Thank you for sharing your story. I admire your resiliency and strength. As a social worker, I have worked with countless children who have been abused and neglected. Many of them find it never safe to return home. I only hope to instill them with the type of resiliency you have that will allow them to grow into strong and healthy adults.

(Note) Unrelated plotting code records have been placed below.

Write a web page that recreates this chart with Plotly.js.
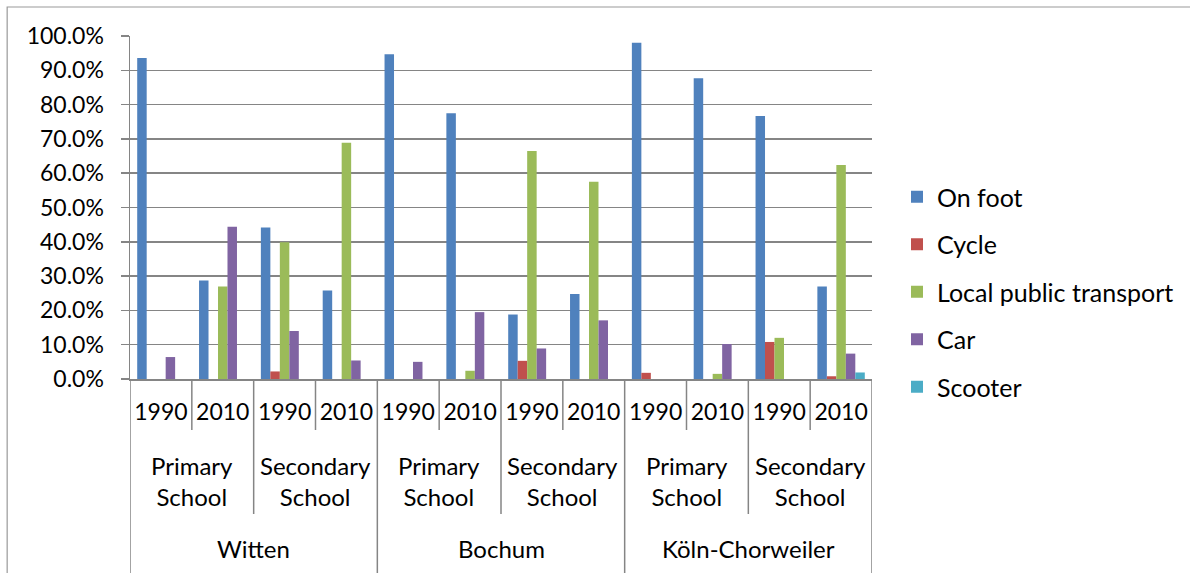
<!DOCTYPE html>
<html>
<head>
<meta charset="utf-8">
<script src="https://cdn.plot.ly/plotly-3.0.1.min.js"></script>
<style>html,body{margin:0;padding:0;background:#fff;}#chart{width:1190px;height:573px;}</style>
</head>
<body>
<div id="chart"></div>
<script>
// ---- data ----
const cities = ["Witten", "Bochum", "Köln-Chorweiler"];
const schools = ["Primary<br>School", "Secondary<br>School"];
const years = ["1990", "2010"];
const seriesNames = ["On foot", "Cycle", "Local public transport", "Car", "Scooter"];
const seriesColors = ["#4F81BD", "#C0504D", "#9BBB59", "#8064A2", "#4BACC6"];
// values in percent, order: Witten P1990, P2010, S1990, S2010, Bochum ..., Köln ...
const onFoot    = [93.6, 28.7, 44.2, 25.8, 94.7, 77.5, 18.8, 24.8, 98.0, 87.7, 76.7, 27.0];
const cycle     = [0,    0,    2.2,  0,    0,    0,    5.3,  0,    1.8,  0,    10.8, 0.8];
const transport = [0,    27.0, 39.9, 68.9, 0,    2.4,  66.5, 57.5, 0,    1.5,  12.0, 62.4];
const car       = [6.4,  44.4, 14.0, 5.4,  5.0,  19.5, 8.9,  17.1, 0,    10.2, 0,    7.4];
const scooter   = [0,    0,    0,    0,    0,    0,    0,    0,    0,    0,    0,    1.9];
const seriesValues = [onFoot, cycle, transport, car, scooter];

// ---- categories ----
const cats = [], catYears = [];
cities.forEach(c => schools.forEach(s => years.forEach(y => {
  cats.push(c + " | " + s.replace("<br>", " ") + " | " + y);
  catYears.push(y);
})));

const FONT = "Lato, 'Open Sans', sans-serif";
const FS = 23;
const FS_GROUP = 24;
const FS_LEGEND = 25;
const GRID = "#858585";

const traces = seriesNames.map((n, i) => ({
  type: "bar", name: n, x: cats, y: seriesValues[i],
  marker: {color: seriesColors[i]}, legendgroup: "g" + i, hoverinfo: "skip"
}));

// geometry helpers (plot area: 130..873 x, 36..379 y)
const plotH = 343;
const py = px => (379 - px) / plotH;

const shapes = [];
const nCat = cats.length;
for (let b = 0; b <= nCat; b++) {
  const xb = b - 0.5;
  let yEnd;
  if (b % 4 === 0) yEnd = 573 + 10;      // city boundaries and edges
  else if (b % 2 === 0) yEnd = 514;      // school boundaries
  else yEnd = 430;                        // year boundaries
  shapes.push({type: "line", xref: "x", yref: "paper", x0: xb, x1: xb, y0: 0, y1: py(yEnd),
               line: {color: GRID, width: 1.5}});
}
// outer chart border
shapes.push({type: "rect", xref: "paper", yref: "paper",
  x0: (7 - 130) / 743, x1: (1200 - 130) / 743, y0: py(7), y1: py(610),
  line: {color: "#9a9a9a", width: 1.2}, fillcolor: "rgba(0,0,0,0)"});

const annotations = [];
schools.forEach((s, si) => cities.forEach((c, ci) => {
  const xc = ci * 4 + si * 2 + 0.5;
  annotations.push({xref: "x", yref: "paper", x: xc, y: py(481), text: s, showarrow: false,
    font: {family: FONT, size: FS_GROUP, color: "#000"}, yanchor: "middle", xanchor: "center"});
}));
cities.forEach((c, ci) => {
  annotations.push({xref: "x", yref: "paper", x: ci * 4 + 1.5, y: py(548), text: c, showarrow: false,
    font: {family: FONT, size: FS_GROUP, color: "#000"}, yanchor: "middle", xanchor: "center"});
});

const layout = {
  width: 1190, height: 573,
  margin: {l: 130, r: 317, t: 36, b: 194, pad: 0},
  paper_bgcolor: "#fff", plot_bgcolor: "#fff",
  font: {family: FONT, size: FS, color: "#000"},
  barmode: "group", bargap: 0.233, bargroupgap: 0,
  xaxis: {
    type: "category", range: [-0.5, nCat - 0.5],
    tickmode: "array", tickvals: cats, ticktext: catYears,
    ticks: "", showgrid: false, showline: true, linecolor: GRID, linewidth: 1.5,
    tickfont: {family: FONT, size: FS, color: "#000"}, ticklabelstandoff: 12,
    fixedrange: true
  },
  yaxis: {
    range: [0, 100], dtick: 10, tick0: 0, tickformat: ".1f", ticksuffix: "%",
    showgrid: true, gridcolor: GRID, gridwidth: 1.5,
    showline: true, linecolor: GRID, linewidth: 1.5,
    ticks: "outside", ticklen: 8, tickcolor: GRID, tickwidth: 1.5,
    zeroline: false, tickfont: {family: FONT, size: FS, color: "#000"},
    ticklabelstandoff: 12, fixedrange: true
  },
  legend: {
    x: (897 - 130) / 743, xanchor: "left", y: py(174), yanchor: "top",
    traceorder: "grouped", tracegroupgap: 12,
    font: {family: FONT, size: FS_LEGEND, color: "#000"}, bgcolor: "rgba(0,0,0,0)"
  },
  shapes: shapes, annotations: annotations,
  showlegend: true
};

Plotly.newPlot("chart", traces, layout, {displayModeBar: false, staticPlot: true});
</script>
</body>
</html>
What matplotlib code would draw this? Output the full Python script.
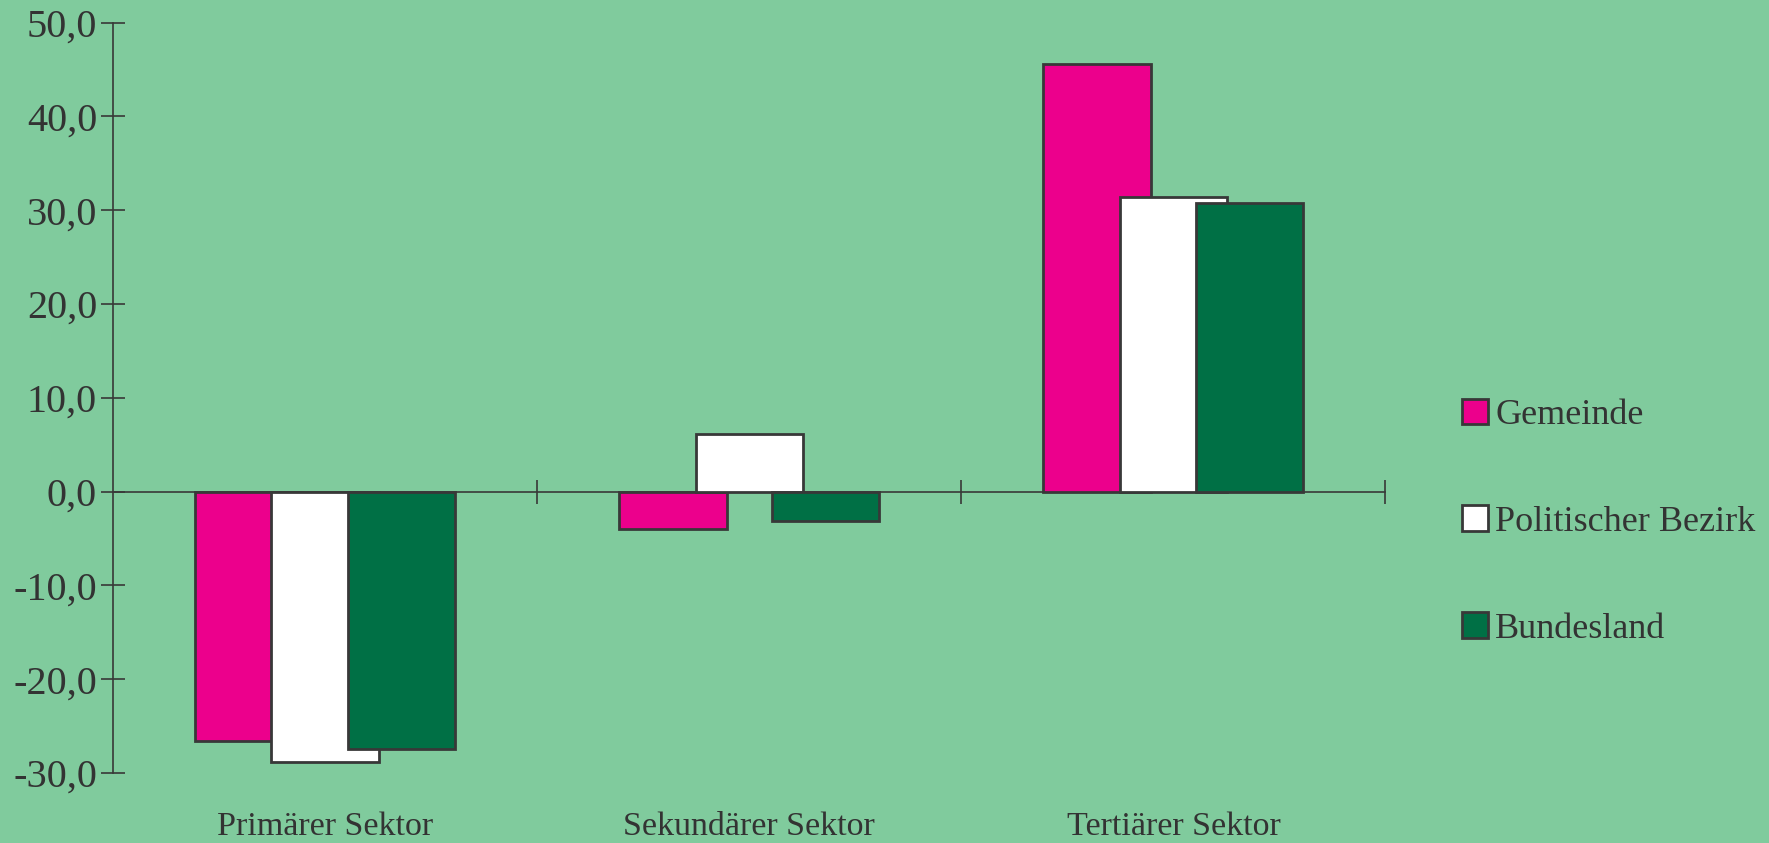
import matplotlib
matplotlib.use("Agg")
import matplotlib.pyplot as plt
import matplotlib.transforms as mtransforms
import numpy as np

categories = ["Primärer Sektor", "Sekundärer Sektor", "Tertiärer Sektor"]
series_names = ["Gemeinde", "Politischer Bezirk", "Bundesland"]
gemeinde = [-26.6, -4.0, 45.6]
bezirk = [-28.8, 6.1, 31.4]
bundesland = [-27.4, -3.1, 30.8]
yticks = [-30, -20, -10, 0, 10, 20, 30, 40, 50]
ytick_labels = ["-30,0", "-20,0", "-10,0", "0,0", "10,0", "20,0", "30,0", "40,0", "50,0"]

BG = "#80CB9D"
TXT = "#333333"
EDGE = "#383838"
colors = ["#EC008C", "#FFFFFF", "#007045"]

plt.rcParams['font.family'] = ['Liberation Serif', 'DejaVu Serif']

fig = plt.figure(figsize=(17.69, 8.43), dpi=100)
fig.patch.set_facecolor(BG)
ax = fig.add_axes([0.0639, 0.0830, 0.7193, 0.8902])
ax.set_facecolor(BG)

x = np.arange(len(categories))
width = 0.253
offset = 0.18
for i, (vals, name, col) in enumerate(zip([gemeinde, bezirk, bundesland], series_names, colors)):
    ax.bar(x + (i - 1) * offset, vals, width, color=col, edgecolor=EDGE,
           linewidth=2.0, label=name, zorder=3 + i)

ax.set_xlim(-0.5, 2.5)
ax.set_ylim(-30, 50)

for s in ["top", "right"]:
    ax.spines[s].set_visible(False)
ax.spines["left"].set_color(EDGE)
ax.spines["left"].set_linewidth(1.2)
ax.spines["bottom"].set_position(("data", 0))
ax.spines["bottom"].set_color(EDGE)
ax.spines["bottom"].set_linewidth(1.2)
ax.spines["bottom"].set_zorder(2)

ax.set_yticks(yticks)
ax.set_yticklabels(ytick_labels)
ax.tick_params(axis="y", direction="inout", length=17, width=1.2, color=EDGE,
               labelsize=29, labelcolor=TXT, pad=3)
ax.set_xticks([0.5, 1.5, 2.5])
ax.set_xticklabels([])
ax.tick_params(axis="x", direction="inout", length=17, width=1.2, color=EDGE)

trans = mtransforms.blended_transform_factory(ax.transData, fig.transFigure)
for xi, cat in zip(x, categories):
    ax.text(xi, 0.019, cat, transform=trans,
            ha="center", va="center", fontsize=24.5, color=TXT)

leg = fig.legend(loc="center left", bbox_to_anchor=(0.8265, 0.3805), frameon=False,
                 fontsize=26, labelspacing=2.03, handlelength=0.72, handleheight=0.72,
                 handletextpad=0.2, borderpad=0, borderaxespad=0)
for t in leg.get_texts():
    t.set_color(TXT)

fig.savefig("out.png", dpi=100, facecolor=BG)
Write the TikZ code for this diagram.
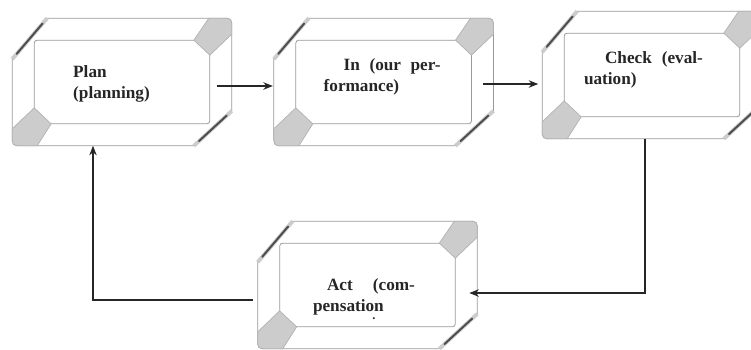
\documentclass[tikz,border=0pt]{standalone}
\usepackage{fontspec}
\setmainfont{Liberation Serif}
\usepackage{tikz}
\usetikzlibrary{arrows.meta, positioning, calc}

\tikzset{
  %% Bevelled box (outer size only, frame drawn by \bevelframe)
  bevel/.style={
    rectangle, draw=none,
    minimum width=4.38cm, minimum height=2.54cm,
    inner sep=0pt
  },
  %% Thin grey rim lines
  rim/.style={draw=black!40, line width=0.45pt},
  %% Grey corner face
  litface/.style={fill=black!20, draw=black!30, line width=0.4pt},
  %% Dark corner edge
  dkrim/.style={draw=black!70, line width=1.1pt, line cap=round},
  %% Box label
  lbl/.style={
    font=\fontsize{9.8}{12}\selectfont\bfseries,
    text=black!85, align=left, inner sep=0pt
  },
  %% Arrow
  arr/.style={-{Stealth[length=0.19cm,width=0.15cm]},
              draw=black!85, line width=0.7pt},
}

%% Frame of a bevelled box round node #1
\newcommand{\bevelframe}[1]{%
  \draw[rim] ([shift={(0,41)}]#1.north west) -- ([shift={(35,0)}]#1.north west)
    -- ([shift={(-11,0)}]#1.north east) .. controls (#1.north east) .. ([shift={(0,11)}]#1.north east)
    -- ([shift={(0,-35)}]#1.south east) -- ([shift={(-38,0)}]#1.south east)
    -- ([shift={(11,0)}]#1.south west) .. controls (#1.south west) .. ([shift={(0,-11)}]#1.south west)
    -- cycle;
  \draw[rim, rounded corners=0.06cm] ([shift={(22,22)}]#1.north west)
    rectangle ([shift={(-22,-22)}]#1.south east);
  \draw[litface] ([shift={(-23,0)}]#1.north east) -- ([shift={(-11,0)}]#1.north east)
    .. controls (#1.north east) .. ([shift={(0,11)}]#1.north east)
    -- ([shift={(0,16)}]#1.north east) -- ([shift={(-22,37)}]#1.north east)
    -- ([shift={(-38,22)}]#1.north east) -- cycle;
  \draw[litface] ([shift={(25,0)}]#1.south west) -- ([shift={(11,0)}]#1.south west)
    .. controls (#1.south west) .. ([shift={(0,-11)}]#1.south west)
    -- ([shift={(0,-17)}]#1.south west) -- ([shift={(22,-38)}]#1.south west)
    -- ([shift={(39,-22)}]#1.south west) -- cycle;
  \draw[rim, draw=black!20, line width=2.2pt]
    ([shift={(0,41)}]#1.north west) -- ([shift={(35,0)}]#1.north west);
  \draw[dkrim, shorten <=0.14cm, shorten >=0.14cm]
    ([shift={(0,41)}]#1.north west) -- ([shift={(35,0)}]#1.north west);
  \draw[rim, draw=black!20, line width=2.2pt]
    ([shift={(0,-35)}]#1.south east) -- ([shift={(-38,0)}]#1.south east);
  \draw[dkrim, shorten <=0.14cm, shorten >=0.14cm]
    ([shift={(0,-35)}]#1.south east) -- ([shift={(-38,0)}]#1.south east);
}

\begin{document}
\begin{tikzpicture}[x=0.02cm, y=-0.02cm,
                    every node/.style={font=\small}]

  \clip (0,0) rectangle (751,349);

  \node[bevel] (plan) at (122,82) {};
  \node[bevel, right=0.84cm of plan] (perf) {};
  \node[bevel] (check) at (652,75) {};
  \node[bevel] (act) at (367.5,285) {};

  \bevelframe{plan}
  \bevelframe{perf}
  \bevelframe{check}
  \bevelframe{act}

  \node[lbl] (planT) at ([shift={(-10.5,2)}]plan.center)
       {Plan\\(planning)};

  \node[lbl, text width=2.34cm] (perfT) at ([shift={(-1.5,-5)}]perf.center)
       {\hspace*{0.4cm}\makebox[1.94cm][l]{In\hfill (our\hfill per-}\\formance)};

  \node[lbl, text width=2.38cm] (checkT) at ([shift={(-8.5,-5)}]check.center)
       {\hspace*{0.42cm}\makebox[1.96cm][l]{Check\hfill (eval-}\\uation)};

  \node[lbl, text width=2.04cm] (actT) at ([shift={(-3.5,12)}]act.center)
       {\hspace*{0.28cm}\makebox[1.76cm][l]{Act\hfill (com-}\\pensation};

  \node[lbl, font=\scriptsize\bfseries] (actDot) at ([shift={(6.5,34)}]act.center) {.};

  \draw[arr] ([shift={(-15,4)}]plan.east) -- ([shift={(-1,4)}]perf.west);
  \draw[arr] ([shift={(-10,2)}]perf.east) -- ([shift={(-4,9)}]check.west);
  \draw[arr] ([shift={(-7,0)}]check.south) |- ([shift={(-8,8)}]act.east);
  \draw[arr] ([shift={(-5,15)}]act.west) -| ([shift={(-29,0)}]plan.south);

\end{tikzpicture}
\end{document}
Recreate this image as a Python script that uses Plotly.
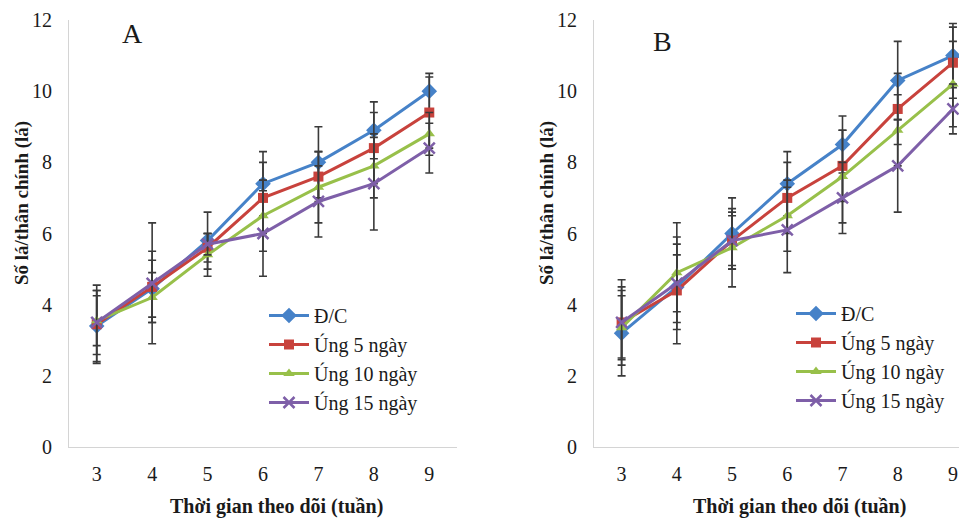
import plotly.graph_objects as go

W, H = 959, 519

weeks = [3, 4, 5, 6, 7, 8, 9]
series_names = ["Đ/C", "Úng 5 ngày", "Úng 10 ngày", "Úng 15 ngày"]

# Panel A
A_dc = [3.4, 4.45, 5.8, 7.4, 8.0, 8.9, 10.0]
A_u5 = [3.45, 4.5, 5.6, 7.0, 7.6, 8.4, 9.4]
A_u10 = [3.55, 4.2, 5.4, 6.5, 7.3, 7.9, 8.8]
A_u15 = [3.5, 4.6, 5.7, 6.0, 6.9, 7.4, 8.4]
A_dc_err = [1.0, 0.8, 0.8, 0.9, 1.0, 0.8, 0.5]
A_u5_err = [1.1, 1.0, 0.4, 1.0, 0.7, 1.0, 1.0]
A_u10_err = [0.7, 0.7, 0.6, 1.0, 1.0, 0.9, 0.6]
A_u15_err = [0.9, 1.7, 0.3, 1.2, 1.0, 1.3, 0.7]

# Panel B
B_dc = [3.2, 4.5, 6.0, 7.4, 8.5, 10.3, 11.0]
B_u5 = [3.5, 4.4, 5.8, 7.0, 7.9, 9.5, 10.8]
B_u10 = [3.35, 4.9, 5.6, 6.5, 7.6, 8.9, 10.2]
B_u15 = [3.5, 4.6, 5.8, 6.1, 7.0, 7.9, 9.5]
B_dc_err = [1.2, 1.2, 1.0, 0.9, 0.8, 1.1, 0.9]
B_u5_err = [1.2, 1.5, 0.8, 1.0, 1.0, 1.0, 1.0]
B_u10_err = [0.9, 1.4, 1.1, 1.0, 1.3, 1.0, 1.2]
B_u15_err = [1.0, 0.8, 0.7, 1.2, 1.0, 1.3, 0.7]

y_ticks = [0, 2, 4, 6, 8, 10, 12]

colors = ["#4682C8", "#C8423C", "#98C04A", "#7E5FA8"]
symbols = ["diamond", "square", "triangle-up", "x-thin"]
msizes = [12, 10, 10, 11]

FONT = "Liberation Serif"
TXT = "#1a1a1a"

def px_x(p):
    return p / W

def px_y(p):
    return (H - p) / H

fig = go.Figure()

panels = [
    ("x", "y", "legend", [A_dc, A_u5, A_u10, A_u15], [A_dc_err, A_u5_err, A_u10_err, A_u15_err]),
    ("x2", "y2", "legend2", [B_dc, B_u5, B_u10, B_u15], [B_dc_err, B_u5_err, B_u10_err, B_u15_err]),
]

for xa, ya, leg, vals, errs in panels:
    for i in range(4):
        sym = symbols[i]
        marker = dict(size=msizes[i], color=colors[i], symbol=sym)
        if sym == "x-thin":
            marker["line"] = dict(width=2.5, color=colors[i])
        fig.add_trace(go.Scatter(
            x=weeks, y=vals[i], name=series_names[i],
            mode="lines+markers",
            line=dict(color=colors[i], width=3),
            marker=marker,
            error_y=dict(type="data", array=errs[i], visible=True,
                         color="#3a3a3a", thickness=1.6, width=4),
            xaxis=xa, yaxis=ya, legend=leg,
        ))

axis_common = dict(
    showgrid=False, zeroline=False, showline=True, linecolor="#d4d4d4",
    linewidth=1.2, ticks="", automargin=False,
    tickfont=dict(family=FONT, size=20, color=TXT),
)

yb, yt = px_y(447), px_y(20)

fig.update_layout(
    width=W, height=H,
    margin=dict(l=0, r=0, t=0, b=0),
    paper_bgcolor="white", plot_bgcolor="white",
    showlegend=True,
    xaxis=dict(domain=[px_x(69), px_x(457)], range=[2.5, 9.5],
               tickvals=weeks, ticklabelstandoff=9, anchor="y", **axis_common),
    yaxis=dict(domain=[yb, yt], range=[0, 12], tickvals=y_ticks,
               ticklabelstandoff=12, anchor="x", **axis_common),
    xaxis2=dict(domain=[px_x(594), 1.0], range=[2.5, 9.11],
                tickvals=weeks, ticklabelstandoff=9, anchor="y2", **axis_common),
    yaxis2=dict(domain=[yb, yt], range=[0, 12], tickvals=y_ticks,
                ticklabelstandoff=12, anchor="x2", **axis_common),
    legend=dict(x=px_x(264), y=px_y(296), xanchor="left", yanchor="top",
                bgcolor="rgba(0,0,0,0)", font=dict(family=FONT, size=20, color=TXT),
                tracegroupgap=0, itemwidth=40),
    legend2=dict(x=px_x(791), y=px_y(294), xanchor="left", yanchor="top",
                 bgcolor="rgba(0,0,0,0)", font=dict(family=FONT, size=20, color=TXT),
                 tracegroupgap=0, itemwidth=40),
)

annots = [
    dict(text="A", x=px_x(132), y=px_y(33), font=dict(family=FONT, size=28, color=TXT)),
    dict(text="B", x=px_x(662), y=px_y(42), font=dict(family=FONT, size=28, color=TXT)),
    dict(text="<b>Thời gian theo dõi (tuần)</b>", x=px_x(276), y=px_y(506),
         font=dict(family=FONT, size=20, color=TXT)),
    dict(text="<b>Thời gian theo dõi (tuần)</b>", x=px_x(799), y=px_y(506),
         font=dict(family=FONT, size=20, color=TXT)),
    dict(text="<b>Số lá/thân chính (lá)</b>", x=px_x(22), y=px_y(203), textangle=-90,
         font=dict(family=FONT, size=19, color=TXT)),
    dict(text="<b>Số lá/thân chính (lá)</b>", x=px_x(547), y=px_y(203), textangle=-90,
         font=dict(family=FONT, size=19, color=TXT)),
]
for a in annots:
    fig.add_annotation(xref="paper", yref="paper", showarrow=False,
                       xanchor="center", yanchor="middle", **a)

fig.write_html("out.html", config={"displayModeBar": False},
               post_script="document.body.style.margin='0';document.body.style.overflow='hidden';")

May God continue to heal, protect,and bless you.

Pamela
Pammiej2002.blogspot.com

said...

Part Two...
Shannon,
Your post is a bitter sweet post. We as abused children are still suffering in our hearts that keep opening those doors we want to shut so bad.
My mom finally left, with my help and after staying with the pain for 45 years. She divorced him, changed her name and SS number with abused women association. She married another man just for companionship just to fall in an abused marriage again. Not knowing, she called my dad who helped her get a fast divorce and back to him...She married him again and passed away 8 months later.
I have no regrets helping her get away, even if it were a short time. Dad...hes an OLD, LONELY, LITTLE MAN. His five children are the children he discarded in life to this day.
Thank you for sharing your story! You write so well and your story will help so many others.

said...

Sitting here crying after reading Part II Pig Tales. You're a great writer Shannon. Will there be a Part III? Hugs, jo

said...

Your story touched me. I can relate in to the abusive parent, same but different. I deal with the food addiction as well. I have not pin pointed where it started. I too am grateful for healing from a Savior.